Third Circuit cases
- Brock

- Dec 1, 2025
- 3 min read
Some recent not precedential decisions from the Third Circuit are good starting points for understanding your claim to asylum or cancellation of removal for non-permanent residents.
In Zhu v. Att'y Gen., the Court reviewed the petition for review and upheld the BIA's and Immigration Judge Mary C. Lee's decisions. The Court's reasoning was that none of the claimed hardship rose to the level of "exceptional and extremely unusual." This decision is typical of petitions of review concerning cancellation of removal (EOIR-42B) claims. If you have such a case, reading decisions like this will help you better understand what your lawyer is talking about and how your judge will rule.
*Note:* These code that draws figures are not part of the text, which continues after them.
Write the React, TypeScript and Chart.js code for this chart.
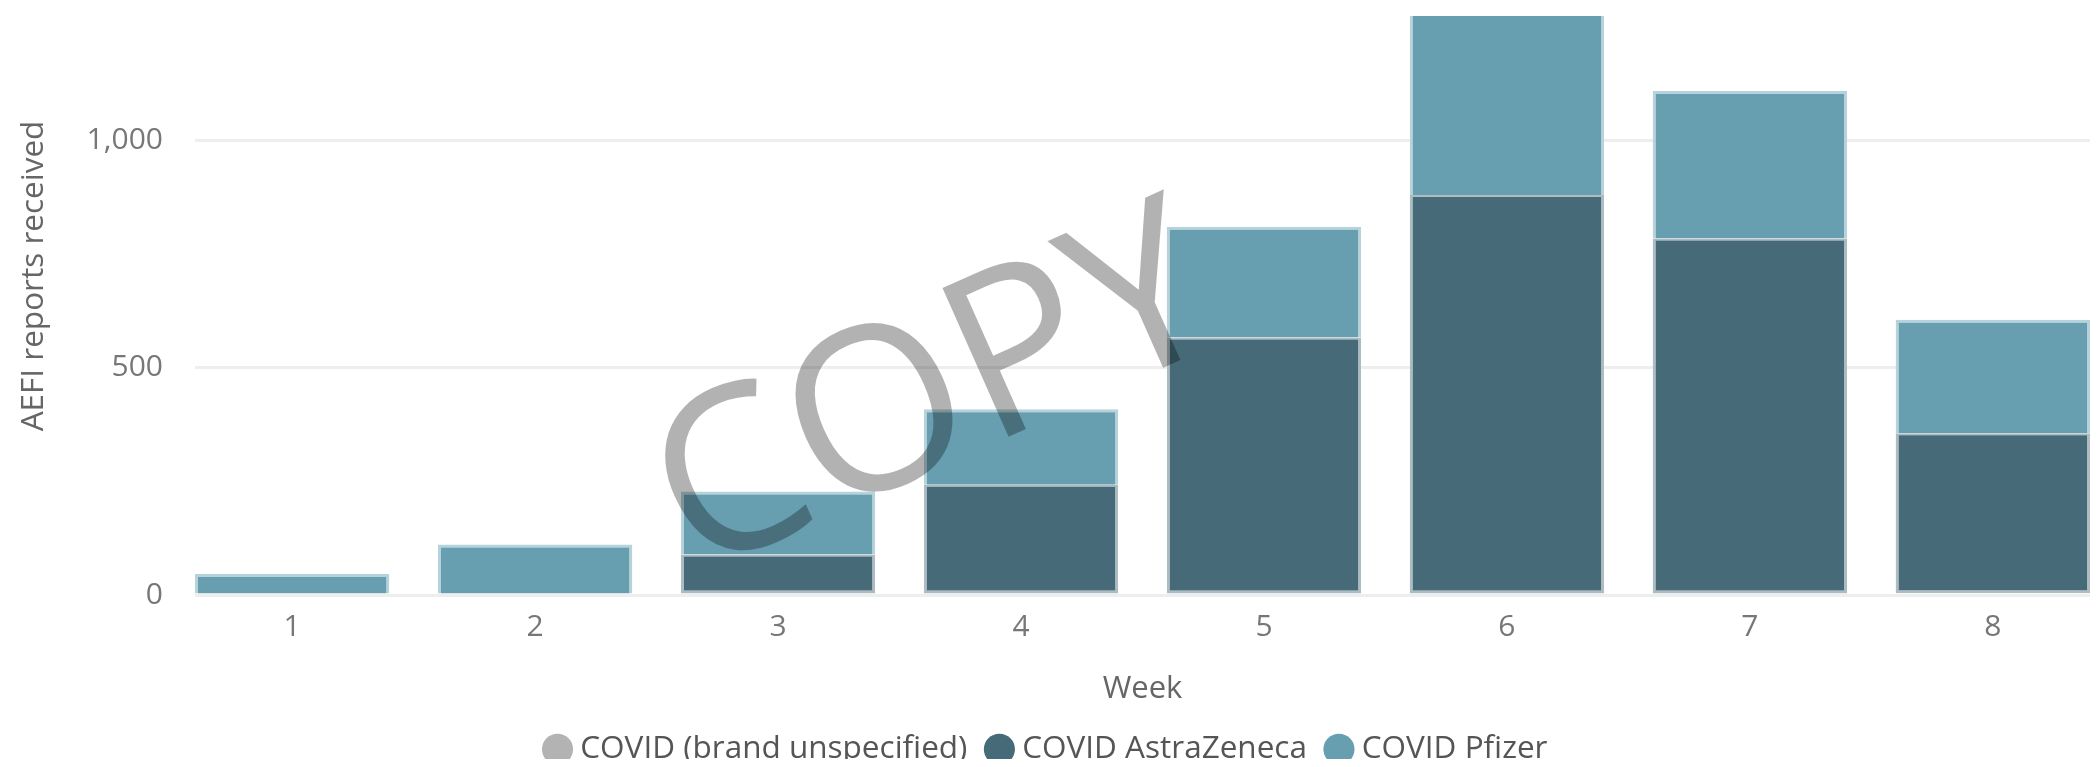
import React, { useEffect, useRef } from "react";
import { Chart, registerables } from "chart.js";

Chart.register(...registerables);

const weeks = [1, 2, 3, 4, 5, 6, 7, 8];
const unspecified = [0, 0, 0, 0, 0, 0, 0, 4];
const astraZeneca = [0, 0, 89, 243, 567, 881, 785, 352];
const pfizer = [46, 111, 139, 166, 244, 409, 325, 250];
const yTicks = [0, 500, 1000];
const seriesNames = ["COVID (brand unspecified)", "COVID AstraZeneca", "COVID Pfizer"];
const xTitle = "Week";
const yTitle = "AEFI reports received";
const watermark = "COPY";

const FONT = "'Open Sans', 'Noto Sans', sans-serif";

const overlayPlugin = {
  id: "overlay",
  afterDraw(chart: any) {
    const ctx = chart.ctx;
    ctx.save();
    ctx.translate(26, 268);
    ctx.rotate(-Math.PI / 2);
    ctx.font = `31.5px ${FONT}`;
    ctx.fillStyle = "#666666";
    ctx.textAlign = "center";
    ctx.textBaseline = "middle";
    ctx.fillText(yTitle, 0, 0);
    ctx.restore();

    ctx.save();
    ctx.translate(922, 376);
    ctx.rotate((-24 * Math.PI) / 180);
    ctx.font = `228px ${FONT}`;
    ctx.fillStyle = "rgba(0,0,0,0.3)";
    ctx.textAlign = "center";
    ctx.textBaseline = "alphabetic";
    ctx.fillText(watermark, 0, 80);
    ctx.restore();
  },
};

const zeroPad = (scale: any) => {
  scale.paddingTop = 0;
  scale.paddingBottom = 0;
  scale.paddingLeft = 0;
  scale.paddingRight = 0;
};

export default function App() {
  const ref = useRef<HTMLCanvasElement>(null);
  useEffect(() => {
    if (!ref.current) return;
    const toPts = (arr: number[]) => weeks.map((w, i) => ({ x: w, y: arr[i] }));
    const chart = new Chart(ref.current, {
      type: "bar",
      data: {
        datasets: [
          {
            label: seriesNames[0],
            data: toPts(unspecified),
            backgroundColor: "#b3b3b3",
            borderColor: "#d2d2d2",
            borderWidth: { left: 3, right: 3, top: 1, bottom: 1 },
            borderSkipped: false,
          },
          {
            label: seriesNames[1],
            data: toPts(astraZeneca),
            backgroundColor: "#466a78",
            borderColor: "#adbcc2",
            borderWidth: { left: 3, right: 3, top: 2, bottom: 3 },
            borderSkipped: false,
          },
          {
            label: seriesNames[2],
            data: toPts(pfizer),
            backgroundColor: "#679fb0",
            borderColor: "#b6d2da",
            borderWidth: { left: 3, right: 3, top: 3, bottom: 0 },
            borderSkipped: false,
          },
        ] as any,
      },
      options: {
        animation: false,
        responsive: false,
        devicePixelRatio: 1,
        categoryPercentage: 1,
        barPercentage: 0.8,
        layout: { autoPadding: false, padding: { top: 8, right: 2, left: 0, bottom: -8 } },
        scales: {
          x: {
            type: "linear",
            stacked: true,
            offset: false,
            min: 0.6,
            max: 8.4,
            grid: { display: false, drawTicks: false, offset: false },
            border: { display: false },
            afterBuildTicks: (scale: any) => {
              scale.ticks = weeks.map((v) => ({ value: v }));
            },
            afterFit: (scale: any) => {
              scale.height = 113.5;
              zeroPad(scale);
            },
            ticks: {
              stepSize: 1,
              includeBounds: false,
              padding: 14,
              color: "#777777",
              font: { size: 30, family: FONT },
              callback: (v: any) => String(v),
            },
            title: {
              display: true,
              text: xTitle,
              color: "#666666",
              font: { size: 31, family: FONT },
              padding: { top: 0, bottom: 1 },
            },
          },
          y: {
            stacked: true,
            min: 0,
            max: 1275,
            grid: { color: "#eeeeee", lineWidth: 3, drawTicks: false },
            border: { display: false },
            afterBuildTicks: (scale: any) => {
              scale.ticks = yTicks.map((v) => ({ value: v }));
            },
            afterFit: (scale: any) => {
              scale.width = 187;
              zeroPad(scale);
            },
            ticks: {
              stepSize: 500,
              includeBounds: false,
              padding: 32,
              color: "#777777",
              font: { size: 30, family: FONT },
              callback: (v: any) => Number(v).toLocaleString("en-US"),
            },
          },
        },
        plugins: {
          tooltip: { enabled: false },
          legend: {
            position: "bottom",
            labels: {
              usePointStyle: true,
              pointStyle: "circle",
              boxWidth: 14,
              boxHeight: 22,
              padding: 25,
              color: "#555555",
              font: { size: 31.5, family: FONT },
              generateLabels: (c: any) =>
                Chart.defaults.plugins.legend.labels
                  .generateLabels(c)
                  .map((it: any) => ({ ...it, strokeStyle: it.fillStyle, lineWidth: 0 })),
            },
          },
        },
      } as any,
      plugins: [overlayPlugin],
    });
    return () => chart.destroy();
  }, []);
  return (
    <canvas
      ref={ref}
      width={2084}
      height={759}
      style={{ display: "block", marginBottom: -8 }}
    />
  );
}
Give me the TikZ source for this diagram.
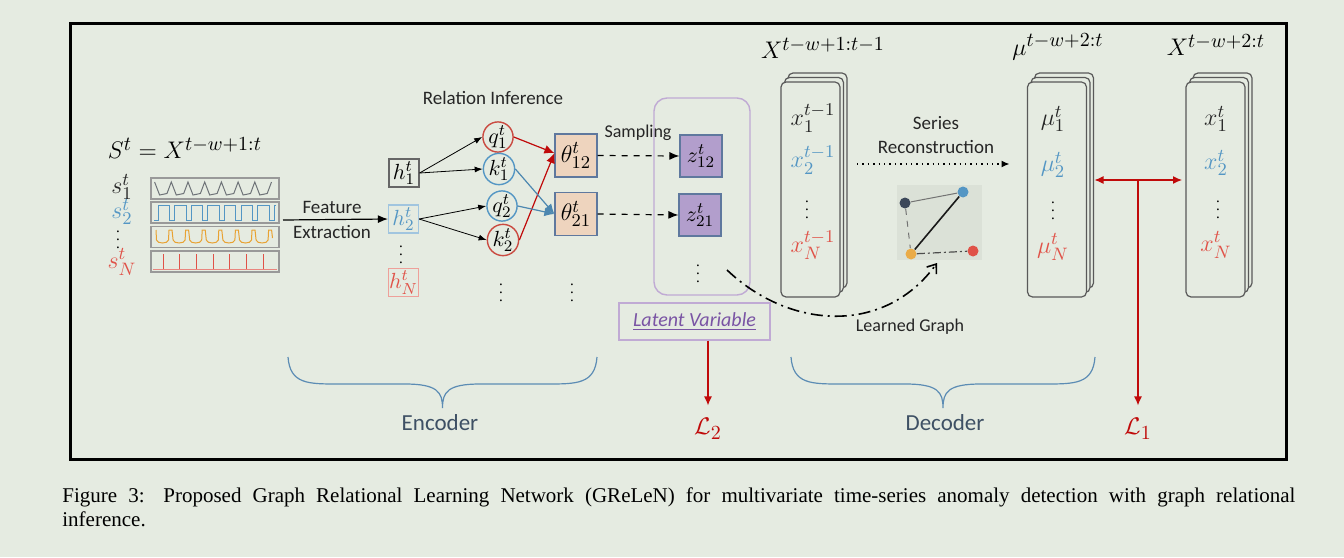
\documentclass[tikz,border=0pt]{standalone}
\usepackage{fontspec}
\setmainfont{Liberation Serif}
\newfontfamily\diagfont{Carlito}
\usetikzlibrary{arrows.meta,calc,positioning}
\DeclareMathSizes{13}{13}{9.8}{7.4}
\DeclareMathSizes{12.5}{12.5}{9.4}{7}
\DeclareMathSizes{12}{12}{9}{6.8}
\DeclareMathSizes{11}{11}{8.3}{6.2}
\DeclareMathSizes{10.5}{10.5}{7.9}{6}

\definecolor{bgcol}{RGB}{229,235,225}
\definecolor{sgrey}{RGB}{110,115,120}
\definecolor{sblue}{RGB}{84,150,196}
\definecolor{sred}{RGB}{224,82,72}
\definecolor{sorange}{RGB}{232,162,50}
\definecolor{gdark}{RGB}{60,72,90}
\definecolor{lossred}{RGB}{192,10,10}
\definecolor{thetafill}{RGB}{238,212,190}
\definecolor{boxedge}{RGB}{95,120,158}
\definecolor{zfill}{RGB}{178,158,204}
\definecolor{latentedge}{RGB}{192,170,212}
\definecolor{latenttext}{RGB}{122,84,164}
\definecolor{bracecol}{RGB}{92,140,180}
\definecolor{slate}{RGB}{62,80,100}
\definecolor{insetfill}{RGB}{219,225,215}

\tikzset{
  lbl/.style={font=\diagfont\fontsize{9.5}{12}\selectfont, text=black!85},
  smalllbl/.style={font=\diagfont\fontsize{9}{11}\selectfont, text=black!85},
  partlbl/.style={font=\diagfont\fontsize{11.5}{13}\selectfont, text=slate},
  bigmath/.style={font=\fontsize{13}{16}\selectfont},
  cardmath/.style={font=\fontsize{12.5}{14}\selectfont},
  lossmath/.style={font=\fontsize{13}{15}\selectfont, text=lossred},
  vdot/.style={font=\fontsize{7.5}{9}\selectfont, inner sep=0pt},
  sigbox/.style={draw=black!40, line width=0.6pt, minimum width=64pt, minimum height=10.5pt, inner sep=0pt},
  wave/.style={line width=0.5pt},
  hbox/.style={draw=#1, line width=0.6pt, minimum width=15pt, minimum height=14pt, inner sep=0pt, font=\fontsize{11}{12}\selectfont},
  qk/.style={circle, draw=#1, line width=0.7pt, minimum size=15pt, inner sep=0pt, font=\fontsize{10.5}{11}\selectfont},
  thetabox/.style={draw=boxedge, fill=thetafill, line width=0.6pt, minimum width=21pt, minimum height=21.5pt, inner sep=0pt, font=\fontsize{12}{13}\selectfont},
  zbox/.style={draw=boxedge, fill=zfill, line width=0.6pt, minimum width=21pt, minimum height=21pt, inner sep=0pt, font=\fontsize{11}{12}\selectfont},
  cardline/.style={draw=black!65, fill=bgcol, rounded corners=2.5pt, line width=0.6pt},
  gnode/.style={circle, fill=#1, minimum size=5.5pt, inner sep=0pt},
  thinarrow/.style={-{Latex[length=4pt,width=3pt]}, line width=0.4pt},
  colarrow/.style={-{Latex[length=5pt,width=4.5pt]}, line width=0.6pt, draw=#1},
  lossline/.style={draw=lossred, line width=0.6pt},
  brace/.style={draw=bracecol, line width=0.6pt},
  learned/.style={line width=0.8pt, dash pattern=on 6pt off 2.5pt on 1pt off 2.5pt, -{Straight Barb[length=4pt,width=6pt]}}
}

% three stacked cards round the centre #2, named #1
\newcommand{\cardstack}[2]{%
  \coordinate (#1) at (#2);
  \draw[cardline] ($(#1)+(-22.5,-116.5)$) rectangle ++(59,215);
  \draw[cardline] ($(#1)+(-26,-112)$) rectangle ++(59,215);
  \draw[cardline] ($(#1)+(-29.5,-107.5)$) rectangle ++(59,215);
}
% curly brace below a block, from x=#1 to x=#2
\newcommand{\curlybrace}[2]{%
  \pgfmathsetmacro{\bmid}{(#1+#2)/2}
  \draw[brace] (#1,357) .. controls (#1+2,384) and (#1+20,384) .. (#1+50,384)
    -- (\bmid-38,384) .. controls (\bmid-5,384) and (\bmid,392) .. (\bmid,408)
    .. controls (\bmid,392) and (\bmid+5,384) .. (\bmid+38,384)
    -- (#2-50,384) .. controls (#2-20,384) and (#2-2,384) .. (#2,357);
}

\begin{document}
\begin{tikzpicture}[x=0.5pt,y=-0.5pt,font=\diagfont]
\useasboundingbox[fill=bgcol] (0,0) rectangle (1344,557);
\draw[line width=1.5pt] (70,23) rectangle (1286,459);

% input window
\node[bigmath] (seq) at (185,148) {$S^t = X^{t-w+1:t}$};
\node[sigbox] (sig1) at (215,188.5) {};
\node[sigbox] (sig2) at (215,212.5) {};
\node[sigbox] (sig3) at (215,237) {};
\node[sigbox] (sig4) at (215,261.5) {};
\node[cardmath,text=black!85] (s1) at (122,187) {$s_1^t$};
\node[cardmath,text=sblue] (s2) at (122,212) {$s_2^t$};
\node[vdot] (sdots) at (118,234) {$\vdots$};
\node[cardmath,text=sred] (sN) at (122,262) {$s_N^t$};
\draw[wave,sgrey] (154.6,182) \foreach \i in {0,...,6}{ -- ({159.6+16.7*\i},195) -- ({167+16.7*\i},193.5) -- ({171.3+16.7*\i},182) };
\draw[wave,sblue] (154,220) \foreach \i in {0,...,6}{ -- ({158+16.6*\i},220) -- ({158+16.6*\i},205.5) -- ({169.5+16.6*\i},205.5) -- ({169.5+16.6*\i},220) } -- (274,220) -- (274,205.5) -- (276,205.5);
\draw[wave,sorange] (156,230) \foreach \i in {0,...,6}{ -- ({156.5+16.6*\i},240) .. controls ({157+16.6*\i},244) and ({168+16.6*\i},244) .. ({168.5+16.6*\i},240) -- ({169+16.6*\i},230) -- ({172+16.6*\i},230) } -- (272.5,238);
\draw[wave,sred!70] (153,269) -- (277,269);
\foreach \i in {0,...,6}
  \draw[wave,sred] ({163+16.7*\i},269) -- ({163+16.7*\i},254);

% feature extraction
\node[hbox=black!60] (h1) at (404,173) {$h_1^t$};
\node[hbox=sblue!55,text=sblue] (h2) at (403.5,219) {$h_2^t$};
\node[vdot] (hdots) at (401,249) {$\vdots$};
\node[hbox=sred!55,text=sred] (hN) at (403.5,282.5) {$h_N^t$};
\coordinate (featstart) at (283,220);
\draw[-{Latex[length=5pt,width=4pt]},line width=0.6pt] (featstart) -- (h2.west);
\node[lbl,align=center,font=\diagfont\fontsize{9.5}{12.5}\selectfont] (featlbl) at (332,220) {Feature\\Extraction};

% relation inference
\node[lbl] (rellbl) at (493,98) {Relation Inference};
\node[qk=sred!90!black] (q1) at (498,137) {$q_1^t$};
\node[qk=sblue] (k1) at (499,169) {$k_1^t$};
\node[qk=sblue] (q2) at (502,206) {$q_2^t$};
\node[qk=sred!90!black] (k2) at (503,240) {$k_2^t$};
\node[vdot] (qkdots) at (501,287) {$\vdots$};
\draw[thinarrow] (h1.east) -- (q1.west);
\draw[thinarrow] (h1.east) -- (k1.west);
\draw[thinarrow] (h2.east) -- (q2.west);
\draw[thinarrow] (h2.east) -- (k2.west);
\node[thetabox] (t12) at (576,155.5) {$\theta_{12}^t$};
\node[thetabox] (t21) at (576,214) {$\theta_{21}^t$};
\node[vdot] (tdots) at (572,287) {$\vdots$};
\coordinate (t12in) at ([yshift=1.2pt]t12.west);
\draw[colarrow=lossred] (q1.east) -- (t12in);
\draw[colarrow=lossred] (k2.east) -- (t12in);
\draw[colarrow=sblue!90!black] (k1.east) -- (t21.west);
\draw[colarrow=sblue!90!black] (q2.east) -- (t21.west);

% sampling
\draw[latentedge,line width=0.7pt,rounded corners=6.5pt] (654,98) rectangle (750,295);
\node[zbox] (z12) at (701,156) {$z_{12}^t$};
\node[zbox] (z21) at (700,215) {$z_{21}^t$};
\node[vdot] (zdots) at (698,268) {$\vdots$};
\draw[dashed,line width=0.6pt,-{Latex[length=5pt,width=4pt]}] (t12.east) -- (z12.west);
\draw[dashed,line width=0.6pt,-{Latex[length=5pt,width=4pt]}] (t21.east) -- (z21.west);
\node[smalllbl] (samplbl) at (638,133) {Sampling};
\node[draw=latentedge,line width=0.6pt,minimum width=75.5pt,minimum height=18.5pt,inner sep=0pt,font=\diagfont\fontsize{10}{12}\selectfont,text=latenttext] (lv) at (694.5,321.5) {\textit{\underline{Latent Variable}}};
\node[lossmath] (L2) at (708,429) {$\mathcal{L}_2$};
\draw[lossline,-{Latex[length=4.5pt,width=4pt]}] (L2.north |- lv.south) -- ([yshift=3pt]L2.north);

% decoder
\node[bigmath] (xlbl) at (823,48) {$X^{t-w+1:t-1}$};
\cardstack{xcard}{810.5,189.5}
\node[cardmath,text=black!85] (x1) at (813,118) {$x_1^{t-1}$};
\node[cardmath,text=sblue] (x2) at (813,160) {$x_2^{t-1}$};
\node[vdot] (xdots) at (807,204) {$\vdots$};
\node[cardmath,text=sred] (xN) at (813,245) {$x_N^{t-1}$};

\node[bigmath] (mulbl) at (1058,47) {$\mu^{t-w+2:t}$};
\cardstack{mucard}{1057,189.5}
\node[cardmath,text=black!85] (mu1) at (1053,119) {$\mu_1^t$};
\node[cardmath,text=sblue] (mu2) at (1053,165) {$\mu_2^t$};
\node[vdot] (mudots) at (1053,205) {$\vdots$};
\node[cardmath,text=sred] (muN) at (1053,247) {$\mu_N^t$};

\node[lbl,align=center] (reclbl) at (936,135) {Series\\Reconstruction};
\draw[dotted,line width=0.7pt,-{Latex[length=4pt,width=3.5pt]}] ($(xcard)+(46.5,-25.5)$) -- ($(mucard)+(-47.5,-25.5)$);

% learned graph
\fill[insetfill] (897,185) rectangle (982,260);
\node[gnode=gdark] (gd) at (905,203) {};
\node[gnode=sblue] (gb) at (963,192) {};
\node[gnode=sorange!90] (go) at (911,254) {};
\node[gnode=sred] (gr) at (973,251) {};
\draw[black!55,line width=0.5pt] (gd) -- (gb);
\draw[black!55,line width=0.5pt,dashed] (gd) -- (go);
\draw[black!90,line width=0.8pt] (go) -- (gb);
\draw[black!70,line width=0.6pt,dash pattern=on 4pt off 1.5pt on 1pt off 1.5pt] (go) -- (gr);
\coordinate (lgstart) at (727,270);
\coordinate (lgend) at (937,263);
\draw[learned] (lgstart) .. controls (790,330) and (885,335) .. (lgend);
\node[smalllbl] (lglbl) at (910,327) {Learned Graph};

\node[bigmath] (xtlbl) at (1216,45) {$X^{t-w+2:t}$};
\cardstack{xtcard}{1215.5,189.5}
\node[cardmath,text=black!85] (xt1) at (1216,119) {$x_1^t$};
\node[cardmath,text=sblue] (xt2) at (1216,163) {$x_2^t$};
\node[vdot] (xtdots) at (1218,204) {$\vdots$};
\node[cardmath,text=sred] (xtN) at (1216,245) {$x_N^t$};

% losses
\coordinate (lossmid) at (1138,180);
\draw[lossline,{Latex[length=4.5pt,width=4pt]}-{Latex[length=4.5pt,width=4pt]}] ($(mucard)+(37.5,-9.5)$) -- ($(xtcard)+(-33.5,-9.5)$);
\node[lossmath] (L1) at (1138,429) {$\mathcal{L}_1$};
\draw[lossline,-{Latex[length=4.5pt,width=4pt]}] (lossmid) -- ([yshift=3pt]L1.north);

% encoder / decoder braces
\curlybrace{288}{597}
\node[partlbl] (enclbl) at (440,423) {Encoder};
\curlybrace{791}{1095}
\node[partlbl] (declbl) at (945,423) {Decoder};

% caption
\node[anchor=north west,inner sep=0pt,text width=616.5pt,align=justify,font=\rmfamily\fontsize{10.5}{12}\selectfont] (caption) at (62,487) {Figure 3: Proposed Graph Relational Learning Network (GReLeN) for multivariate time-series anomaly detection with graph relational\linebreak inference.};
\end{tikzpicture}
\end{document}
In Carneiro et al. v. Att'y Gen., the Court reviewed an asylum claim premised on the particular social group (PSG) category. Ultimately, the Court determined that none of the animus from the Petitioner's alleged persecutor was a result of the Petitioner's membership in a PSG. Rather, the alleged persecutor just wanted to get his money back. "Fernando’s [the alleged persecutor] 'bare desire for money,' without more, does not reflect 'hostility' against Carneiro [the Petitioner] or his family on account of their membership in a protected group." When going over your asylum case with your attorney, ask them if the theory of your case relies on PSG or not as this type of claim is often the hardest kind to win on.
The interesting part of the Carneiro decision is Judge Matey's concurrence. He states: "But a deeper analysis, enabled by the increasing digital availability of primary sources, reveals that the 'particular social group' category was originally understood to protect postwar victims of persecution by totalitarian governments. Our cases have diverged sharply from this meaning and should be reconsidered."
Judge Matey laments that as a result from the diverging: "where things stand [now] for the Executive":
“a cognizable particular social group must be ‘(1) composed of members who share a common immutable characteristic, (2) defined with particularity, and (3) socially distinct within the society in question.’” Matter of K-E-S-G-, 29 I. & N. Dec. 145, 147 (BIA 2025) (citing Matter of M-E-V-G-, 26 I. & N. Dec. at 237). A test that largely flows from judicial edits to the Executive’s drafting, leading to an endlessly expanding circle of groupings around a hopelessly indeterminate definition that excludes almost no imaginable applicant.
He concludes that "[t]here is no way to fit all these unbounded classifications into the original understanding of a 'particular social group.'" Judge Matey recommends 1) not looking to "evolving guidelines from the United Nations to update the statute and 2) reconsidering "our adoption of Acosta's premise that a 'shared past experience may be enough to link members' sufficient to form a particular social group. See Lukwago v. Ashcroft, 329 F.3d 157, 178 (3d Cir. 2003) (citing Acosta, 19 I. & N. Dec. at 233)."

The Judge suggests that "a straightforward interpretation emerges: a 'particular social group' refers to persecution by a foreign sovereign against a political minority based on political disagreements."
Interesting interpretation but one that the Judge fails to justify in light of the existing 'political opinion' ground. Perhaps the concurring opinion might have dealt with the judicial canon of surplusage in concluding that PSGs are essentially political opinion claims. The takeaway is that PSG-based asylum claims are increasingly difficult to advance and will likely face enhanced review at the circuit court level along the lines that Judge Matey espouses.